Model SNP development for complex genomes based on hexaploid oat using high-throughput 454 sequencing technology.

Oliver, R.E., Lazo, G.R., Lutz, J.D., Rubenfield, M.J., Tinker, N.A., Wisniewski Morehead, N.H., Adhikary, D., Jellen, E.N., Maughan, J.P., Anderson, J.M., Brown Guedira, G.L., Chao, S., Beattie, A.D., Carson, M.L., Rines, H.W., Obert, D.E., Bonman, J.M., and Jackson, E.W. (2011). "Model SNP development for complex genomes based on hexaploid oat using high-throughput 454 sequencing technology.", BMC Genetics, 12:77. doi : 10.1186/1471-2164-12-77  Access to full text

Abstract

Background: Genetic markers are pivotal to modern genomics research; however, discovery and genotyping of molecular markers in oat has been hindered by the size and complexity of the genome, and by a scarcity of sequence data.
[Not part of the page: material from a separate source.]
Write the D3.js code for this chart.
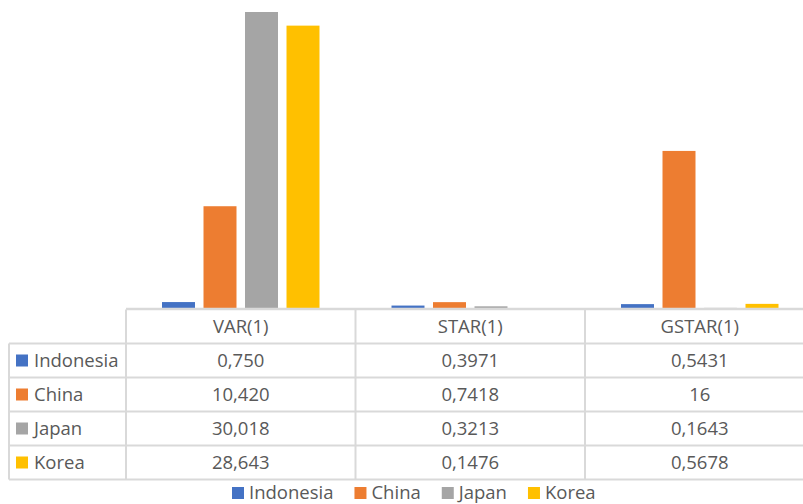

The purpose of this study was to generate oat expressed sequence tag (EST) information, develop a bioinformatics pipeline for SNP discovery, and establish a method for rapid, cost-effective, and straightforward genotyping of SNP markers in complex polyploid genomes such as oat. Results: Based on cDNA libraries of four cultivated oat genotypes, approximately 127,000 contigs were assembled from approximately one million Roche 454 sequence reads. Contigs were filtered through a novel bioinformatics pipeline to eliminate ambiguous polymorphism caused by subgenome homology, and 96 in silico SNPs were selected from 9,448 candidate loci for validation using high-resolution melting (HRM) analysis. Of these, 52 (54%) were polymorphic between parents of the Ogle1040 × TAM O-301 (OT) mapping population, with 48 segregating as single Mendelian loci, and 44 being placed on the existing OT linkage map. Ogle and TAM amplicons from 12 primers were sequenced for SNP validation, revealing complex polymorphism in seven mplicons but general sequence conservation within SNP loci. Whole-amplicon interrogation with HRM revealed insertions, deletions, and heterozygotes in secondary oat germplasm pools, generating multiple alleles at some primer targets. To validate marker utility, 36 SNP assays were used to evaluate the genetic diversity of 34 diverse oat genotypes. Dendrogram clusters corresponded generally to known genome composition and genetic ancestry. Conclusions: The high-throughput SNP discovery pipeline presented here is a rapid and effective method for identification of polymorphic SNP alleles in the oat genome. The current-generation HRM system is a simple and highly-informative platform for SNP genotyping. These techniques provide a model for SNP discovery and genotyping in other species with complex and poorly-characterized genomes.